Saindo de casa de manhã em Lisboa, cidade para a qual fui viver entretanto, senti essa aura na rua. Precisando de ganhar a uma das piores equipas do campeonato em casa para ser campeão, estavam reunidas as condições para a consagração, mas a falta de prática na coisa não convidava a muita confiança. Apesar disso, ecoavam as palavras da apresentação de Rúben Amorim nas ruas que pareciam confluir para o Estádio de Alvalade. “E se corre bem?”


Chegada a hora do jogo, onde ia um iam todos. Com a incerteza dos festejos convidando a pelo menos uma recepção ao autocarro para mostrar aos jogadores a força brutal dos adeptos, só havia um desfecho imaginável: a vitória.


Durante aquele jogo, visto na rua sem grandes considerações sobre o esquema tático ou a cadência, as pessoas pareciam dar por garantido que, passados os 90 minutos, gritariam. Tiveram portanto uma hora e meia para lidar com aquela estranha inevitabilidade. 19 anos depois, o Sporting era campeão nacional de futebol. Quando o apito soa, a realidade instala-se. Quem não adora futebol perdeu uns minutos de vida, porque ali o relógio parou. Os festejos das pessoas à minha volta pareciam em câmara lenta, enquanto o abraço da minha irmã me lembrava que uma pessoa nascida em 2003 estava perante algo verdadeiramente inédito.

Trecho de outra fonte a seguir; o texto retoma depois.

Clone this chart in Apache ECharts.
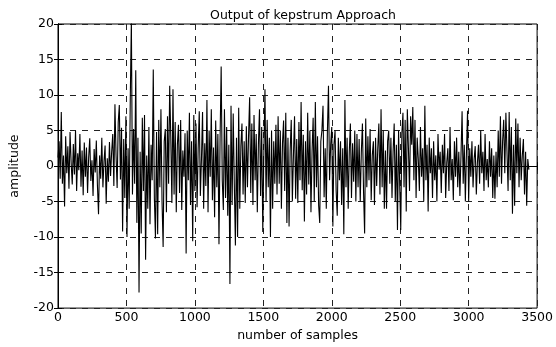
<!DOCTYPE html>
<html><head><meta charset="utf-8">
<script src="https://cdn.jsdelivr.net/npm/echarts@6/dist/echarts.min.js"></script>
<style>html,body{margin:0;padding:0;background:#fff}#c{width:556px;height:347px}</style>
</head><body><div id="c"></div>
<script>
// amplitude values, one value every 8 samples
var sampleStep = 8;
var seg0000 = [1.2, 3.5, -1.8, 7.6, -2.5, 1.5, -5.7, 4.2, -1.0, 2.8, -3.2, 4.8, 0.5, -2.6, 3.1, -1.2, 5.0, -3.5, 1.8, -0.6, 4.5, -2.9, 2.2, -4.1, 3.3];
var seg0200 = [-1.5, 2.6, -3.8, 1.2, 3.9, -2.1, 0.8, -4.2, 2.4, -0.9, 3.6, -2.7, -6.8, 1.5, -1.8, 4.0, -3.0, 0.6, 2.9, -5.3, 1.1, -2.2, 3.4, -1.4, 2.0];
var seg0400 = [4.5, -2.8, 8.7, 1.5, -3.1, 6.2, 8.6, -1.9, 5.4, -9.2, 3.8, -4.5, 7.0, -10.0, 2.5, -6.0, 9.5, 20.5, -4.0, 5.2, -2.5, 13.5, -8.0, 4.0, -17.8];
var seg0600 = [2.0, -9.5, 6.8, -3.5, 7.2, -13.2, 1.5, -6.0, 5.5, -8.2, 3.0, -2.0, 13.6, -4.5, -10.2, 4.8, -9.6, 6.5, -3.0, 8.0, -5.0, -11.4, 3.5, 5.2, -6.5];
var seg0800 = [7.0, -2.5, 11.3, 4.0, -5.2, 10.8, -4.0, 6.2, -6.5, 3.0, 5.8, -3.8, 6.5, -6.2, 2.2, -1.5, 4.6, -12.3, 5.0, -2.0, 7.5, -5.5, 3.5, -10.6, 7.2];
var seg1000 = [-3.5, 6.0, -5.8, 2.5, 7.7, -4.2, 1.0, 7.6, -6.0, 3.2, -2.8, 9.3, -6.5, 5.0, -1.5, 8.0, -4.8, 2.6, -7.2, 6.4, -3.0, 4.5, -11.0, 3.8, 14.0];
var seg1200 = [-2.0, -6.2, 8.0, -4.5, 5.5, -7.0, 3.0, -16.6, 8.5, -5.5, 7.4, -2.5, -11.2, 4.0, -10.0, 8.2, -6.0, 2.8, 6.0, -4.0, 3.5, -5.2, 5.6, -3.0, 4.2];
var seg1400 = [9.7, -3.8, 6.0, -5.5, 7.2, -2.0, 4.5, -6.5, 3.0, 8.0, -4.2, 5.5, -9.3, 2.0, 10.8, -5.0, 6.5, -3.0, 4.0, -10.0, 5.0, -6.0, 3.5, -2.5, 5.8];
var seg1600 = [-4.0, 7.0, -2.5, 5.0, -6.0, 3.2, 6.4, -3.5, 7.5, -8.0, 4.0, -8.5, 2.2, 6.5, -5.0, 1.5, 7.0, -4.6, 3.8, -5.2, 6.2, -2.0, 9.0, -3.4, 4.4];
var seg1800 = [-7.8, 3.5, -4.0, 7.5, -2.6, 5.0, -6.5, 2.0, 6.8, -5.0, 9.0, -3.0, 4.2, -5.5, -8.0, 3.5, 5.0, 8.5, -4.4, 2.5, -6.0, 4.8, 11.3, -2.0, 3.0];
var seg2000 = [5.5, -8.5, 3.0, 5.0, -3.5, -7.0, 4.0, -2.0, 3.5, -5.5, 2.5, -9.6, 9.3, -3.0, 4.0, -6.0, 2.0, 6.0, -4.5, 3.2, -2.2, 5.0, -5.0, 4.5, -3.0];
var seg2200 = [3.8, -5.0, 2.0, 6.0, -3.5, -9.5, 6.7, -3.0, 4.2, -2.0, 5.2, -4.8, 1.5, 3.5, -5.5, 4.0, -2.8, 2.5, 6.0, -4.0, 8.0, -3.0, 5.0, -6.0, 2.2];
var seg2400 = [-6.0, 3.5, 5.0, -2.5, 4.0, -4.5, 2.0, 6.0, -5.0, 3.0, -9.0, 5.0, -2.5, -9.0, 4.5, 7.5, -3.0, 6.5, -6.4, 8.0, 2.5, -3.5, 7.0, 3.0, 8.3];
var seg2600 = [-2.0, 6.5, -4.5, 4.0, 1.0, -3.5, 5.5, -1.5, 2.5, -5.0, 8.5, -2.0, 3.0, -6.4, 4.0, -1.0, 2.5, -4.5, 3.5, -2.0, 1.5, -5.0, 4.5, -0.5, 2.0];
var seg2800 = [-3.8, 3.0, -1.0, 4.5, -4.5, 0.5, 2.5, -3.5, 5.5, -2.0, 1.0, -4.8, 3.5, -1.5, 4.0, -3.0, 2.0, -4.2, 1.5, 7.7, -2.5, 3.0, -5.0, 2.0, 7.8];
var seg3000 = [-5.0, 2.5, -1.5, 3.5, -3.0, 1.0, 2.8, -4.0, 0.5, 3.0, -2.5, 5.0, -1.0, 2.0, -3.5, 4.5, -2.0, 1.0, -3.0, 3.5, -1.5, 2.5, -4.5, 1.5, -4.6];
var seg3200 = [2.0, -3.0, 5.0, -1.5, 7.0, -2.5, 3.5, 6.5, -1.0, 7.5, 2.0, -3.5, 7.6, -2.0, 5.5, -6.7, 3.0, -5.6, 6.7, -1.0, 6.0, -3.0, 4.0, -2.0, 1.5, 3.8, -4.0, 2.0, -5.6, 1.0, -0.5];

var xTicks = [0, 500, 1000, 1500, 2000, 2500, 3000, 3500];
var yTicks = [-20, -15, -10, -5, 0, 5, 10, 15, 20];

var amplitude = [].concat(seg0000, seg0200, seg0400, seg0600, seg0800, seg1000, seg1200, seg1400,
  seg1600, seg1800, seg2000, seg2200, seg2400, seg2600, seg2800, seg3000, seg3200);
var points = amplitude.map(function (v, i) { return [i * sampleStep, v]; });

var font = '"DejaVu Sans", sans-serif';
var fs = 12.5;
var dash = { show: true, lineStyle: { color: '#222', type: [6, 6], width: 1 } };
var plain = function (v) { return String(v); };
var chart = echarts.init(document.getElementById('c'), null, { renderer: 'canvas' });
chart.setOption({
  animation: false,
  backgroundColor: '#fff',
  title: { text: 'Output of kepstrum Approach', left: 298, top: 4, textAlign: 'center',
    textStyle: { fontFamily: font, fontSize: fs, fontWeight: 'normal', color: '#000' } },
  grid: { left: 57, right: 17, top: 24, bottom: 34, show: true, borderColor: '#000', borderWidth: 1, backgroundColor: 'transparent' },
  xAxis: [{
    type: 'value', min: xTicks[0], max: xTicks[xTicks.length - 1], interval: 500,
    name: 'number of samples', nameLocation: 'middle', nameGap: 19,
    nameTextStyle: { fontFamily: font, fontSize: fs, color: '#000' },
    axisLine: { show: true, lineStyle: { color: '#000' } },
    axisTick: { show: true, inside: true, length: 4, lineStyle: { color: '#000' } },
    axisLabel: { fontFamily: font, fontSize: fs, color: '#000', margin: 3, formatter: plain },
    splitLine: dash
  }, {
    type: 'value', position: 'top', min: xTicks[0], max: xTicks[xTicks.length - 1], interval: 500,
    axisLine: { show: true, lineStyle: { color: '#000' } },
    axisTick: { show: true, inside: true, length: 4, lineStyle: { color: '#000' } },
    axisLabel: { show: false }, splitLine: { show: false }
  }],
  yAxis: [{
    type: 'value', min: yTicks[0], max: yTicks[yTicks.length - 1], interval: 5,
    name: 'amplitude', nameLocation: 'middle', nameGap: 37, nameRotate: 90,
    nameTextStyle: { fontFamily: font, fontSize: fs, color: '#000' },
    axisLine: { show: true, lineStyle: { color: '#000' } },
    axisTick: { show: true, inside: true, length: 4, lineStyle: { color: '#000' } },
    axisLabel: { fontFamily: font, fontSize: fs, color: '#000', margin: 4, formatter: plain },
    splitLine: dash
  }, {
    type: 'value', position: 'right', min: yTicks[0], max: yTicks[yTicks.length - 1], interval: 5,
    axisLine: { show: true, lineStyle: { color: '#000' } },
    axisTick: { show: true, inside: true, length: 4, lineStyle: { color: '#000' } },
    axisLabel: { show: false }, splitLine: { show: false }
  }],
  series: [{
    type: 'line', data: points, showSymbol: false, clip: true,
    lineStyle: { color: '#000', width: 1.1 }, z: 3
  }]
});
</script></body></html>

Posso não ter tido nesta equipa do Sporting os ídolos de miúdo, que tive pena de não poderem andar à volta daquele Marquês pintado de verde comigo. A verdade é que os livres do Matias Fernandez, os mortais do Nani ou os golos do Montero podiam não ter feito parte da época, mas tinham feito com que aquilo fosse especial para mim.

Mais especial foi pensar que a 15 de Maio de 2018 o Sporting quase acabou, pondo em perigo este elo de ligação entre mim, a minha família e a minha comunidade por causa de devaneios lunáticos de pessoas que se achavam maiores que o clube.

Tudo isso me veio à cabeça enquanto tentava explicar porque é que estava tão feliz, mas no fim da festa, depois do meu capitão passar por mim, depois de ter ligado a toda a família e encontrado tantos amigos, a conclusão foi simples. O Sporting é tudo para mim porque foi a partir do Sporting que fiz quase tudo na vida. Esse sentido de propósito vale mais do que qualquer lógica que o justifique. A inevitabilidade fazia sentido, porque o Sporting tinha de me fazer feliz. Tinha de me fazer feliz, porque mesmo nos piores momentos, foi sempre isso que fez.


Às voltas naquele Marquês verde e branco, a lembrar-me do meu bisavô que nunca conheci (e também a invejar a quantidade de vezes que ele deve ter ido ali, que acho que foram 15), a pensar nas discussões que tive sobre a qualidade do Carrillo com o meu tio ou da fúria que senti com o Sá Pinto numa tarde de Maio de 2012, enfim a pensar no que tudo aquilo me fez sentir por pessoas que podiam não ter nada ou ter tudo a ver comigo, percebi porque é que aquilo me fazia feliz. Eram 4 da manhã, chovia-me em cima e eu não podia estar mais feliz porque milhares de desconhecidos me tinham atirado com fumo enquanto gigantes com os copos passavam por mim de autocarro. E eu ia poder passar aquela história a outras gerações tal como as histórias tinham chegado a mim. O Sporting estava cá quando eu nasci e vai continuar quando eu morrer e isso vai permitir que eu, como o meu bisavô, vá vivendo com ele. Se isso não é incrível, não sei o que é.